Il me semble que Jean-Jacques Marie, pour des raisons que je ne comprends d’ailleurs pas, confond explicitement deux choses : une loi et une résolution. Le 28 mars 2023, l’Assemblée nationale n’a voté aucune loi, c’est-à-dire qu’elle n’a pas remis entre les mains de l’État la possibilité de s’opposer au droit constitutionnel à la liberté d’expression. Elle a exprimé sa position sur l’Holodomor, comme assemblée politique. Je ne comprends même pas qu’il puisse parler de «loi mémorielle». Les termes de génocide, de crime contre l’humanité, peuvent sembler hors de propos par leur nature juridique, mais il s’agit bien de crimes de masses, non ? Lorsqu’un citoyen parle de «crime», il ne fait pas nécessairement référence au code pénal ? Tout se passe dans le court texte de Jean-Jacques Marie comme s’il avait voulu attaquer une position politique parce qu’elle avait un côté vicié (c’est une loi) et que, malgré l’absence de ce vice particulier, il avait par inertie conservé sa critique.
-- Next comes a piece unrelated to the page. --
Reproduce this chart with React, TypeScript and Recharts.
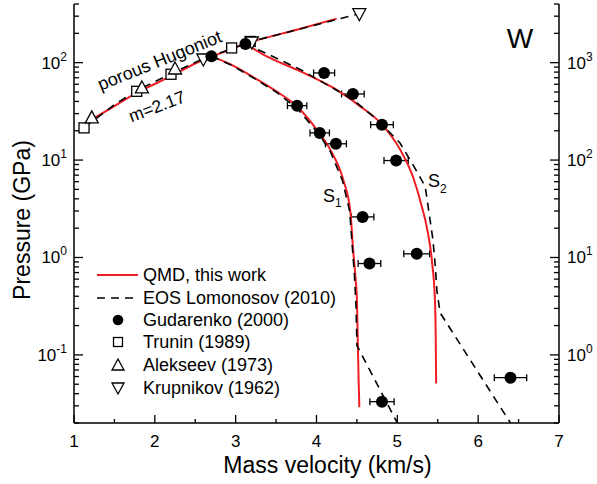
import { ScatterChart, Scatter, XAxis, YAxis, ErrorBar } from "recharts"

const W = 597
const H = 484
const PLOT = { left: 74, right: 559, top: 4, bottom: 423 }
const FONT = '"Liberation Sans", Arial, Helvetica, sans-serif'
const RED = "#ee1d23"

// QMD, this work: [u (km/s), P (GPa)]
const qmdPorous = [[1.2, 25.5], [1.5, 35.8], [1.78, 49.2], [2.19, 71.8], [2.6, 107], [2.7, 115], [3.12, 156], [3.8, 223], [4.25, 283]]
const qmdS1 = [[2.7, 116], [2.95, 95], [3.23, 70], [3.5, 51], [3.76, 35.5], [4.03, 19.1], [4.17, 12.8], [4.33, 6.3], [4.42, 2.9], [4.45, 1.3], [4.48, 0.65], [4.5, 0.37], [4.51, 0.15], [4.52, 0.06], [4.53, 0.029]]
const qmdS2 = [[3.12, 156], [3.385, 116], [3.8, 81.5], [4.21, 55], [4.54, 35.6], [4.79, 24.1], [5.035, 12.8], [5.2, 6.5], [5.3, 3.4], [5.37, 1.94], [5.43, 0.89], [5.465, 0.37], [5.475, 0.15], [5.48, 0.051]]

// EOS Lomonosov (2010)
const eosPorous = [[1.14, 22], [1.5, 37], [1.8, 53], [2.2, 77], [2.6, 110], [2.96, 139], [3.18, 164], [4.53, 318]]
const eosS1 = [[2.7, 116], [2.95, 94], [3.23, 69], [3.5, 50], [3.76, 34], [4.03, 18.5], [4.17, 12.3], [4.32, 6.2], [4.41, 3.0], [4.44, 1.4], [4.47, 0.65], [4.49, 0.3], [4.5, 0.125], [5.0, 0.02]]
const eosS2 = [[3.12, 156], [3.4, 122], [3.8, 85], [4.45, 41.8], [4.75, 26], [5.03, 15.1], [5.25, 7.45], [5.345, 5.35], [5.44, 1.53], [5.47, 0.81], [5.49, 0.45], [5.53, 0.27], [6.4, 0.02]]

// Gudarenko (2000)
const gudU = [2.7, 3.12, 3.76, 4.04, 4.24, 4.57, 4.655, 4.81, 4.094, 4.45, 4.81, 4.985, 5.24, 6.4]
const gudP = [116, 155, 36.2, 19.0, 14.7, 2.61, 0.867, 0.0331, 78.4, 47.7, 23.1, 9.89, 1.09, 0.0584]
const gudErr = [0, 0, 0.12, 0.12, 0.13, 0.14, 0.14, 0.15, 0.13, 0.14, 0.14, 0.15, 0.16, 0.2]

// Trunin (1989)
const truninU = [1.124, 1.776, 2.2, 2.95, 3.18]
const truninP = [21.4, 50.8, 76, 141.6, 165]
// Alekseev (1973)
const alekseevU = [1.22, 1.84, 2.25]
const alekseevP = [27.1, 55, 86.1]
// Krupnikov (1962)
const krupnikovU = [2.6, 3.2, 4.53]
const krupnikovP = [109, 163, 318]

const xTicks = [1, 1.5, 2, 2.5, 3, 3.5, 4, 4.5, 5, 5.5, 6, 6.5, 7]
const gpaTicks = [0.02, 0.03, 0.04, 0.05, 0.06, 0.07, 0.08, 0.09, 0.1, 0.2, 0.3, 0.4, 0.5, 0.6, 0.7, 0.8, 0.9, 1, 2, 3, 4, 5, 6, 7, 8, 9, 10, 20, 30, 40, 50, 60, 70, 80, 90, 100, 200, 300, 400]
const kbarTicks = [0.2, 0.3, 0.4, 0.5, 0.6, 0.7, 0.8, 0.9, 1, 2, 3, 4, 5, 6, 7, 8, 9, 10, 20, 30, 40, 50, 60, 70, 80, 90, 100, 200, 300, 400, 500, 600, 700, 800, 900, 1000, 2000, 3000, 4000]

const pairs = (arr: number[][]) => arr.map(([u, p]) => ({ u, p }))
const zipPts = (us: number[], ps: number[]) => us.map((u, i) => ({ u, p: ps[i] }))
const gudData = gudU.map((u, i) => ({ u, p: gudP[i], err: gudErr[i] }))

const isDecade = (v: number) => Math.abs(Math.log10(v) - Math.round(Math.log10(v))) < 1e-6
const isInt = (v: number) => Math.abs(v - Math.round(v)) < 1e-6

function Pow10({ v, x, y, anchor }: { v: number; x: number; y: number; anchor: "start" | "end" }) {
  const e = Math.round(Math.log10(v))
  return (
    <text x={x} y={y} textAnchor={anchor} fontFamily={FONT} fontSize={17} fill="#000">
      <tspan>10</tspan>
      <tspan dy={-8} fontSize={12}>{e}</tspan>
    </text>
  )
}

function LeftTick({ y, payload }: any) {
  const major = isDecade(payload.value)
  return (
    <g>
      <line x1={PLOT.left} x2={PLOT.left + (major ? 9 : 5)} y1={y} y2={y} stroke="#000" strokeWidth={1.3} />
      {major && <Pow10 v={payload.value} x={PLOT.left - 7} y={y + 6} anchor="end" />}
    </g>
  )
}

function RightTick({ y, payload }: any) {
  const major = isDecade(payload.value)
  return (
    <g>
      <line x1={PLOT.right} x2={PLOT.right - (major ? 9 : 5)} y1={y} y2={y} stroke="#000" strokeWidth={1.3} />
      {major && <Pow10 v={payload.value} x={PLOT.right + 8} y={y + 6} anchor="start" />}
    </g>
  )
}

function BottomTick({ x, payload }: any) {
  const major = isInt(payload.value)
  return (
    <g>
      <line x1={x} x2={x} y1={PLOT.bottom} y2={PLOT.bottom - (major ? 8 : 4)} stroke="#000" strokeWidth={1.3} />
      {major && (
        <text x={x} y={PLOT.bottom + 24} textAnchor="middle" fontFamily={FONT} fontSize={17} fill="#000">
          {payload.value}
        </text>
      )}
    </g>
  )
}

function TopTick({ x, payload }: any) {
  const major = isInt(payload.value)
  return <line x1={x} x2={x} y1={PLOT.top} y2={PLOT.top + (major ? 8 : 4)} stroke="#000" strokeWidth={1.3} />
}

const none = () => <g />
const dot = ({ cx, cy }: any) => <circle cx={cx} cy={cy} r={6} fill="#000" />
const square = ({ cx, cy }: any) => <rect x={cx - 5} y={cy - 5} width={10} height={10} fill="#fff" stroke="#000" strokeWidth={1.3} />
const triUp = ({ cx, cy }: any) => (
  <polygon points={`${cx},${cy - 7} ${cx + 6.5},${cy + 5} ${cx - 6.5},${cy + 5}`} fill="#fff" stroke="#000" strokeWidth={1.3} />
)
const triDown = ({ cx, cy }: any) => (
  <polygon points={`${cx},${cy + 7} ${cx + 6.5},${cy - 5} ${cx - 6.5},${cy - 5}`} fill="#fff" stroke="#000" strokeWidth={1.3} />
)

const redLine = { stroke: RED, strokeWidth: 2 }
const dashLine = { stroke: "#000", strokeWidth: 1.6, strokeDasharray: "8 6" }

function Legend() {
  const rows = [275, 298, 320, 342, 365, 388]
  const lx = 118
  const text = (y: number, s: string) => (
    <text x={143} y={y + 6} fontFamily={FONT} fontSize={18} fill="#000">{s}</text>
  )
  return (
    <g>
      <line x1={97} x2={138} y1={rows[0]} y2={rows[0]} stroke={RED} strokeWidth={2} />
      {text(rows[0], "QMD, this work")}
      <line x1={97} x2={138} y1={rows[1]} y2={rows[1]} stroke="#000" strokeWidth={1.6} strokeDasharray="8 6" />
      {text(rows[1], "EOS Lomonosov (2010)")}
      <circle cx={lx} cy={rows[2]} r={5.3} fill="#000" />
      {text(rows[2], "Gudarenko (2000)")}
      <rect x={lx - 4.5} y={rows[3] - 4.5} width={9} height={9} fill="#fff" stroke="#000" strokeWidth={1.3} />
      {text(rows[3], "Trunin (1989)")}
      <polygon points={`${lx},${rows[4] - 6} ${lx + 6},${rows[4] + 5} ${lx - 6},${rows[4] + 5}`} fill="#fff" stroke="#000" strokeWidth={1.3} />
      {text(rows[4], "Alekseev (1973)")}
      <polygon points={`${lx},${rows[5] + 6} ${lx + 6},${rows[5] - 5} ${lx - 6},${rows[5] - 5}`} fill="#fff" stroke="#000" strokeWidth={1.3} />
      {text(rows[5], "Krupnikov (1962)")}
    </g>
  )
}

function Annotations() {
  return (
    <g fontFamily={FONT} fill="#000">
      <text x={162} y={66} fontSize={18} textAnchor="middle" transform="rotate(-22 162 66)">porous Hugoniot</text>
      <text x={159} y={112} fontSize={17.5} textAnchor="middle" transform="rotate(-21 159 112)">m=2.17</text>
      <text x={520} y={48} fontSize={28} textAnchor="middle">W</text>
      <text x={323} y={202} fontSize={18}>S<tspan dy={5} fontSize={12}>1</tspan></text>
      <text x={428} y={187} fontSize={18}>S<tspan dy={6} fontSize={12}>2</tspan></text>
      <text x={327.5} y={473} fontSize={23} textAnchor="middle">Mass velocity (km/s)</text>
      <text x={30} y={220} fontSize={23} textAnchor="middle" transform="rotate(-90 30 220)">Pressure (GPa)</text>
    </g>
  )
}

export default function App() {
  return (
    <div style={{ position: "absolute", left: 0, top: 0, width: W, height: H, background: "#fff" }}>
      <ScatterChart width={W} height={H} margin={{ top: PLOT.top, right: 0, bottom: 0, left: 0 }}>
        <XAxis
          xAxisId="bottom"
          dataKey="u"
          type="number"
          domain={[1, 7]}
          ticks={xTicks}
          interval={0}
          allowDataOverflow
          height={H - PLOT.bottom}
          tickSize={0}
          tickMargin={0}
          tickLine={false}
          axisLine={{ stroke: "#000", strokeWidth: 1.5 }}
          tick={(p: any) => <BottomTick {...p} />}
        />
        <XAxis
          xAxisId="top"
          orientation="top"
          type="number"
          domain={[1, 7]}
          ticks={xTicks}
          interval={0}
          allowDataOverflow
          height={0}
          tickSize={0}
          tickMargin={0}
          tickLine={false}
          axisLine={{ stroke: "#000", strokeWidth: 1.5 }}
          tick={(p: any) => <TopTick {...p} />}
        />
        <YAxis
          yAxisId="left"
          dataKey="p"
          type="number"
          scale="log"
          domain={[0.02, 400]}
          ticks={gpaTicks}
          interval={0}
          allowDataOverflow
          width={PLOT.left}
          tickSize={0}
          tickMargin={0}
          tickLine={false}
          axisLine={{ stroke: "#000", strokeWidth: 1.5 }}
          tick={(p: any) => <LeftTick {...p} />}
        />
        <YAxis
          yAxisId="right"
          orientation="right"
          type="number"
          scale="log"
          domain={[0.2, 4000]}
          ticks={kbarTicks}
          interval={0}
          allowDataOverflow
          width={W - PLOT.right}
          tickSize={0}
          tickMargin={0}
          tickLine={false}
          axisLine={{ stroke: "#000", strokeWidth: 1.5 }}
          tick={(p: any) => <RightTick {...p} />}
        />

        <Scatter xAxisId="bottom" yAxisId="left" data={pairs(qmdPorous)} line={redLine} lineJointType="monotoneX" shape={none} isAnimationActive={false} />
        <Scatter xAxisId="bottom" yAxisId="left" data={pairs(qmdS1)} line={redLine} lineJointType="monotoneX" shape={none} isAnimationActive={false} />
        <Scatter xAxisId="bottom" yAxisId="left" data={pairs(qmdS2)} line={redLine} lineJointType="monotoneX" shape={none} isAnimationActive={false} />

        <Scatter xAxisId="bottom" yAxisId="left" data={pairs(eosPorous)} line={dashLine} shape={none} isAnimationActive={false} />
        <Scatter xAxisId="bottom" yAxisId="left" data={pairs(eosS1)} line={dashLine} shape={none} isAnimationActive={false} />
        <Scatter xAxisId="bottom" yAxisId="left" data={pairs(eosS2)} line={dashLine} shape={none} isAnimationActive={false} />

        <Scatter xAxisId="bottom" yAxisId="left" data={zipPts(truninU, truninP)} shape={square} isAnimationActive={false} />
        <Scatter xAxisId="bottom" yAxisId="left" data={zipPts(alekseevU, alekseevP)} shape={triUp} isAnimationActive={false} />
        <Scatter xAxisId="bottom" yAxisId="left" data={zipPts(krupnikovU, krupnikovP)} shape={triDown} isAnimationActive={false} />
        <Scatter xAxisId="bottom" yAxisId="left" data={gudData} shape={dot} isAnimationActive={false}>
          <ErrorBar dataKey="err" direction="x" width={3.5} stroke="#000" strokeWidth={1.3} />
        </Scatter>
      </ScatterChart>
      <svg width={W} height={H} style={{ position: "absolute", left: 0, top: 0, pointerEvents: "none" }}>
        <Legend />
        <Annotations />
      </svg>
    </div>
  )
}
Il va de soi que les historiens, professionnels ou non, ont un rôle majeur dans la mise à jour de la réalité passée. Comme tous les êtres sociaux, ils sont soumis à la tentation de falsifier la vérité. On peut espérer qu’ils cèdent beaucoup moins que d’autres à cette tentation, il n’en reste pas moins qu’annoncer que «eux seuls [les historiens] ont les compétences et les connaissances nécessaires pour l’écrire [l’Histoire]» suscite chez moi au moins trois remarques : d’abord, Jean-Jacques Marie n’affirme pas que ces compétences nécessaires sont suffisantes, et il a raison ; en deuxième lieu, il ne parle que de ceux qui écrivent l’Histoire et pas de ceux qui la font, et faire l’Histoire, même lorsqu’elle n’aura jamais été écrite, n’est-il pas aussi important que l’écrire ? Mais surtout, il me semble (et c’est le sens que je donne à la liberté d’expression et à la raison critique en matière politique) que les citoyens, dans leur ensemble et pour chacun d’entre eux, doivent se saisir de l’Histoire pour la faire. C’est pourquoi le «seuls les historiens» me gêne un peu.

Une partie du texte de Jean-Jacques Marie.

[…] Ainsi les députés de diverses assemblées prétendent dicter une vision officielle définitive de l’Histoire ayant force de loi. A quelle fin ? De quel droit ? Au nom de quelle compétence ?
En quoi cette prétention exorbitante se distingue-t-elle de la pratique des régimes totalitaires, qui écrivent l’Histoire dont ils ont besoin pour camoufler leur réalité ? Certes, bien entendu, à la différence de ces derniers, ni le Parlement européen, ni l’Assemblée nationale ne recourront à la terreur pour imposer cette vision officielle d’une Histoire transformée en dogme. Mais leur ingérence politique dans l’écriture même de l’Histoire n’en est pas moins totalement inacceptable.
L’historien Pierre Nora, président de l’association Liberté pour l’histoire, dénonçait dans le Monde du 28 décembre 2011 la volonté des « responsables élus de la communauté nationale » de donner « à chacun des groupes qui pourraient avoir de bonnes raisons de la revendiquer la satisfaction d’une loi. » Il ajoutait : « c’est l’histoire qu’il faut protéger .» et citait l’appel d’un millier d’historiens européens en 2008, qui affirmait :  « Dans un État libre il n’appartient à aucune autorité politique de définir la vérité historique. » On ne saurait mieux dire.
L’Histoire n’appartient même pas aux historiens, mais eux ne prétendent pas la dicter et eux seuls ont les connaissances et les compétences nécessaires pour l’écrire, voire la réécrire.